AIM | Transcribe the listing in full, excluding any pictures.

MATERIAL |
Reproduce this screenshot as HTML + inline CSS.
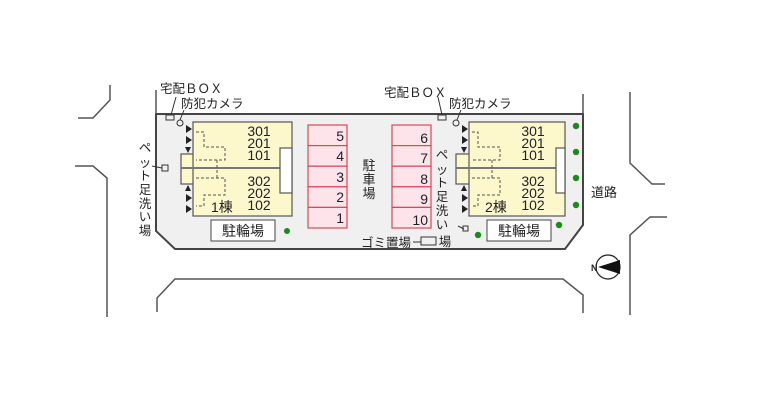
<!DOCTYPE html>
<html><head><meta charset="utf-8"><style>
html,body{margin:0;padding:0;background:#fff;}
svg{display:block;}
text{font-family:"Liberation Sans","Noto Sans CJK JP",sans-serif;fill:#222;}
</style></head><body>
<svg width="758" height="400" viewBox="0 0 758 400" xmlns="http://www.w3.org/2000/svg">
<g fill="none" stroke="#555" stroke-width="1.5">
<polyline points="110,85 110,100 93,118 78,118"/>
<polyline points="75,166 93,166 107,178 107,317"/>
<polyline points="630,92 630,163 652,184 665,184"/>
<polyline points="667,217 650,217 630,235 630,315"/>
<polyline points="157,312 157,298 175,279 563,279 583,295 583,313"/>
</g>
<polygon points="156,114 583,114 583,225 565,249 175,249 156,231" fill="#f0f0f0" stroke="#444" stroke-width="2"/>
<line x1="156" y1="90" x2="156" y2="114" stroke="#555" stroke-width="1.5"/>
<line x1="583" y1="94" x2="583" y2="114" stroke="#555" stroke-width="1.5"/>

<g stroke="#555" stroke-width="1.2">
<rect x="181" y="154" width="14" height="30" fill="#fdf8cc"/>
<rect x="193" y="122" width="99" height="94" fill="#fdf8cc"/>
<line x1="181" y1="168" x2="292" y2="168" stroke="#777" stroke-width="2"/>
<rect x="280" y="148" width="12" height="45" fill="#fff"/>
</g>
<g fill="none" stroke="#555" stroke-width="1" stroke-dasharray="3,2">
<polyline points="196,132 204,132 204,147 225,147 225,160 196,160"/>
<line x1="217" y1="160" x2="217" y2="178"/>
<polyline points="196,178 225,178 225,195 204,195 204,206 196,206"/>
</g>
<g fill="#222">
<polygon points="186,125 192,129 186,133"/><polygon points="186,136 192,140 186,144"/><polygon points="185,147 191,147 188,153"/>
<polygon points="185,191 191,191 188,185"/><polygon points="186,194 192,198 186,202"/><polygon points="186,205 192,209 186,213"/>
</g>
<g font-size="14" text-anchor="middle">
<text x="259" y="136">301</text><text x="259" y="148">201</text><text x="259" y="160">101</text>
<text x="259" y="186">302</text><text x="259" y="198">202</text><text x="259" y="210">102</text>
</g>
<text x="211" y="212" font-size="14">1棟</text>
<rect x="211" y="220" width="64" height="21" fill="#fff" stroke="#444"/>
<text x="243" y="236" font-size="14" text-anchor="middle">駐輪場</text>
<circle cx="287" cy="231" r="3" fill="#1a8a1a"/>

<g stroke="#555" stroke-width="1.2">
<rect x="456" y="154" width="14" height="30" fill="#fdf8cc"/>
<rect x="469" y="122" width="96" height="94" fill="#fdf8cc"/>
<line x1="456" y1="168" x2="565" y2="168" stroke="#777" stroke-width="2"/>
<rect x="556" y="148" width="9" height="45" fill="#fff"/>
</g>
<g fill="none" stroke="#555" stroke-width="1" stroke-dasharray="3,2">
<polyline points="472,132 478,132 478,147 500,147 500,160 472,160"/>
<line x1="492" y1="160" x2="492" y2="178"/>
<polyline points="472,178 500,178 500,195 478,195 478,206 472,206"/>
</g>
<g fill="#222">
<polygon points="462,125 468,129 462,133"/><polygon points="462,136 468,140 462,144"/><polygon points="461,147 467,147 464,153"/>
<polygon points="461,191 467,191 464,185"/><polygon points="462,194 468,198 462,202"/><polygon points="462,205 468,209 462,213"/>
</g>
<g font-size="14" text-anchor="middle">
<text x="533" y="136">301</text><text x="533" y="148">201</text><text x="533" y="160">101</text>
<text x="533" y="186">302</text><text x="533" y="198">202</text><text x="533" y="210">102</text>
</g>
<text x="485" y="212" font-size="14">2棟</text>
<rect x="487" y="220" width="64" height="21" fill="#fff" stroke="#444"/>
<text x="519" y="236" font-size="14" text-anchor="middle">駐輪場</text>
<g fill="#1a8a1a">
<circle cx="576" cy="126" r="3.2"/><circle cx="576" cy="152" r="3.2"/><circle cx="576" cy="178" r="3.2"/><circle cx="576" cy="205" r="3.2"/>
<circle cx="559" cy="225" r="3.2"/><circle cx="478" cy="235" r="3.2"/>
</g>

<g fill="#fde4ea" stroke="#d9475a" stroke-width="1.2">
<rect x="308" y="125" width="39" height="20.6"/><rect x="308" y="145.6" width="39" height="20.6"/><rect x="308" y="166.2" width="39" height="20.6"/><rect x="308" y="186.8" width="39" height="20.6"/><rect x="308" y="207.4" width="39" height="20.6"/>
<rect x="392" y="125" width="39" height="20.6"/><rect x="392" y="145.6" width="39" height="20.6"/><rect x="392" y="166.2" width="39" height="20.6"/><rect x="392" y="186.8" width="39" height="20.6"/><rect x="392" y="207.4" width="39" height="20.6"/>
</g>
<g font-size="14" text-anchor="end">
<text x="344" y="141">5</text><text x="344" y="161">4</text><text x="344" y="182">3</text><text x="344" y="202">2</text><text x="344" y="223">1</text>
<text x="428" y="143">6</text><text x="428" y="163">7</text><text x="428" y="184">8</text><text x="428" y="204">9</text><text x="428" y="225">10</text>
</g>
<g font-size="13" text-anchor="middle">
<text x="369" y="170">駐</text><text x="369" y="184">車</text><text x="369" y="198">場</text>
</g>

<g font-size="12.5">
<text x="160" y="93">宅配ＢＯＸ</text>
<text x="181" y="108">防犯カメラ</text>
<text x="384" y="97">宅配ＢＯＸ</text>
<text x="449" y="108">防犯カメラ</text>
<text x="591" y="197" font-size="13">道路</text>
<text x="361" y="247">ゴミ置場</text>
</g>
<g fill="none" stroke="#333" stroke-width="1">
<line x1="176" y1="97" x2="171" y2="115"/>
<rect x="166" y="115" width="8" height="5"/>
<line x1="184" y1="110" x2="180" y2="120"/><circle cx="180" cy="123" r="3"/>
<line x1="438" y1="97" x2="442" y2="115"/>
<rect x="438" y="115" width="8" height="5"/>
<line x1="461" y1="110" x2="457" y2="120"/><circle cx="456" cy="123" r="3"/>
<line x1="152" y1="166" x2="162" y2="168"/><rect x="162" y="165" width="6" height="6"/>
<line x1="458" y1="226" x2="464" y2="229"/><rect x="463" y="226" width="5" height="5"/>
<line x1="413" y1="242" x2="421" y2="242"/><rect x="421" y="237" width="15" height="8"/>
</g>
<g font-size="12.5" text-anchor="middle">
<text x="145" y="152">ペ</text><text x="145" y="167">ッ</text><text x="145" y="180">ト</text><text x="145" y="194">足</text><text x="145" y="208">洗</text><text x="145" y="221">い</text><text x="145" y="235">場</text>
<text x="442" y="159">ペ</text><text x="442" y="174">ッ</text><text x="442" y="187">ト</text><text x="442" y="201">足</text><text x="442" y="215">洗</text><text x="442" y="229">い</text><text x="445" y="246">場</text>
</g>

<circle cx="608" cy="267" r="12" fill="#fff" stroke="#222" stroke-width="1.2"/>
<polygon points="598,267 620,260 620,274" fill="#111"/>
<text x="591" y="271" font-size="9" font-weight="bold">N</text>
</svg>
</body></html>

OUTPUT BELOW |
Reproduce this screenshot as HTML + inline CSS.
<!DOCTYPE html>
<html><head><meta charset="utf-8"><style>
html,body{margin:0;padding:0;background:#fff;}
svg{display:block;}
text{font-family:"Liberation Sans","Noto Sans CJK JP",sans-serif;fill:#222;}
</style></head><body>
<svg width="758" height="400" viewBox="0 0 758 400" xmlns="http://www.w3.org/2000/svg">
<g fill="none" stroke="#555" stroke-width="1.5">
<polyline points="110,85 110,100 93,118 78,118"/>
<polyline points="75,166 93,166 107,178 107,317"/>
<polyline points="630,92 630,163 652,184 665,184"/>
<polyline points="667,217 650,217 630,235 630,315"/>
<polyline points="157,312 157,298 175,279 563,279 583,295 583,313"/>
</g>
<polygon points="156,114 583,114 583,225 565,249 175,249 156,231" fill="#f0f0f0" stroke="#444" stroke-width="2"/>
<line x1="156" y1="90" x2="156" y2="114" stroke="#555" stroke-width="1.5"/>
<line x1="583" y1="94" x2="583" y2="114" stroke="#555" stroke-width="1.5"/>

<g stroke="#555" stroke-width="1.2">
<rect x="181" y="154" width="14" height="30" fill="#fdf8cc"/>
<rect x="193" y="122" width="99" height="94" fill="#fdf8cc"/>
<line x1="181" y1="168" x2="292" y2="168" stroke="#777" stroke-width="2"/>
<rect x="280" y="148" width="12" height="45" fill="#fff"/>
</g>
<g fill="none" stroke="#555" stroke-width="1" stroke-dasharray="3,2">
<polyline points="196,132 204,132 204,147 225,147 225,160 196,160"/>
<line x1="217" y1="160" x2="217" y2="178"/>
<polyline points="196,178 225,178 225,195 204,195 204,206 196,206"/>
</g>
<g fill="#222">
<polygon points="186,125 192,129 186,133"/><polygon points="186,136 192,140 186,144"/><polygon points="185,147 191,147 188,153"/>
<polygon points="185,191 191,191 188,185"/><polygon points="186,194 192,198 186,202"/><polygon points="186,205 192,209 186,213"/>
</g>
<g font-size="14" text-anchor="middle">
<text x="259" y="136">301</text><text x="259" y="148">201</text><text x="259" y="160">101</text>
<text x="259" y="186">302</text><text x="259" y="198">202</text><text x="259" y="210">102</text>
</g>
<text x="211" y="212" font-size="14">1棟</text>
<rect x="211" y="220" width="64" height="21" fill="#fff" stroke="#444"/>
<text x="243" y="236" font-size="14" text-anchor="middle">駐輪場</text>
<circle cx="287" cy="231" r="3" fill="#1a8a1a"/>

<g stroke="#555" stroke-width="1.2">
<rect x="456" y="154" width="14" height="30" fill="#fdf8cc"/>
<rect x="469" y="122" width="96" height="94" fill="#fdf8cc"/>
<line x1="456" y1="168" x2="565" y2="168" stroke="#777" stroke-width="2"/>
<rect x="556" y="148" width="9" height="45" fill="#fff"/>
</g>
<g fill="none" stroke="#555" stroke-width="1" stroke-dasharray="3,2">
<polyline points="472,132 478,132 478,147 500,147 500,160 472,160"/>
<line x1="492" y1="160" x2="492" y2="178"/>
<polyline points="472,178 500,178 500,195 478,195 478,206 472,206"/>
</g>
<g fill="#222">
<polygon points="462,125 468,129 462,133"/><polygon points="462,136 468,140 462,144"/><polygon points="461,147 467,147 464,153"/>
<polygon points="461,191 467,191 464,185"/><polygon points="462,194 468,198 462,202"/><polygon points="462,205 468,209 462,213"/>
</g>
<g font-size="14" text-anchor="middle">
<text x="533" y="136">301</text><text x="533" y="148">201</text><text x="533" y="160">101</text>
<text x="533" y="186">302</text><text x="533" y="198">202</text><text x="533" y="210">102</text>
</g>
<text x="485" y="212" font-size="14">2棟</text>
<rect x="487" y="220" width="64" height="21" fill="#fff" stroke="#444"/>
<text x="519" y="236" font-size="14" text-anchor="middle">駐輪場</text>
<g fill="#1a8a1a">
<circle cx="576" cy="126" r="3.2"/><circle cx="576" cy="152" r="3.2"/><circle cx="576" cy="178" r="3.2"/><circle cx="576" cy="205" r="3.2"/>
<circle cx="559" cy="225" r="3.2"/><circle cx="478" cy="235" r="3.2"/>
</g>

<g fill="#fde4ea" stroke="#d9475a" stroke-width="1.2">
<rect x="308" y="125" width="39" height="20.6"/><rect x="308" y="145.6" width="39" height="20.6"/><rect x="308" y="166.2" width="39" height="20.6"/><rect x="308" y="186.8" width="39" height="20.6"/><rect x="308" y="207.4" width="39" height="20.6"/>
<rect x="392" y="125" width="39" height="20.6"/><rect x="392" y="145.6" width="39" height="20.6"/><rect x="392" y="166.2" width="39" height="20.6"/><rect x="392" y="186.8" width="39" height="20.6"/><rect x="392" y="207.4" width="39" height="20.6"/>
</g>
<g font-size="14" text-anchor="end">
<text x="344" y="141">5</text><text x="344" y="161">4</text><text x="344" y="182">3</text><text x="344" y="202">2</text><text x="344" y="223">1</text>
<text x="428" y="143">6</text><text x="428" y="163">7</text><text x="428" y="184">8</text><text x="428" y="204">9</text><text x="428" y="225">10</text>
</g>
<g font-size="13" text-anchor="middle">
<text x="369" y="170">駐</text><text x="369" y="184">車</text><text x="369" y="198">場</text>
</g>

<g font-size="12.5">
<text x="160" y="93">宅配ＢＯＸ</text>
<text x="181" y="108">防犯カメラ</text>
<text x="384" y="97">宅配ＢＯＸ</text>
<text x="449" y="108">防犯カメラ</text>
<text x="591" y="197" font-size="13">道路</text>
<text x="361" y="247">ゴミ置場</text>
</g>
<g fill="none" stroke="#333" stroke-width="1">
<line x1="176" y1="97" x2="171" y2="115"/>
<rect x="166" y="115" width="8" height="5"/>
<line x1="184" y1="110" x2="180" y2="120"/><circle cx="180" cy="123" r="3"/>
<line x1="438" y1="97" x2="442" y2="115"/>
<rect x="438" y="115" width="8" height="5"/>
<line x1="461" y1="110" x2="457" y2="120"/><circle cx="456" cy="123" r="3"/>
<line x1="152" y1="166" x2="162" y2="168"/><rect x="162" y="165" width="6" height="6"/>
<line x1="458" y1="226" x2="464" y2="229"/><rect x="463" y="226" width="5" height="5"/>
<line x1="413" y1="242" x2="421" y2="242"/><rect x="421" y="237" width="15" height="8"/>
</g>
<g font-size="12.5" text-anchor="middle">
<text x="145" y="152">ペ</text><text x="145" y="167">ッ</text><text x="145" y="180">ト</text><text x="145" y="194">足</text><text x="145" y="208">洗</text><text x="145" y="221">い</text><text x="145" y="235">場</text>
<text x="442" y="159">ペ</text><text x="442" y="174">ッ</text><text x="442" y="187">ト</text><text x="442" y="201">足</text><text x="442" y="215">洗</text><text x="442" y="229">い</text><text x="445" y="246">場</text>
</g>

<circle cx="608" cy="267" r="12" fill="#fff" stroke="#222" stroke-width="1.2"/>
<polygon points="598,267 620,260 620,274" fill="#111"/>
<text x="591" y="271" font-size="9" font-weight="bold">N</text>
</svg>
</body></html>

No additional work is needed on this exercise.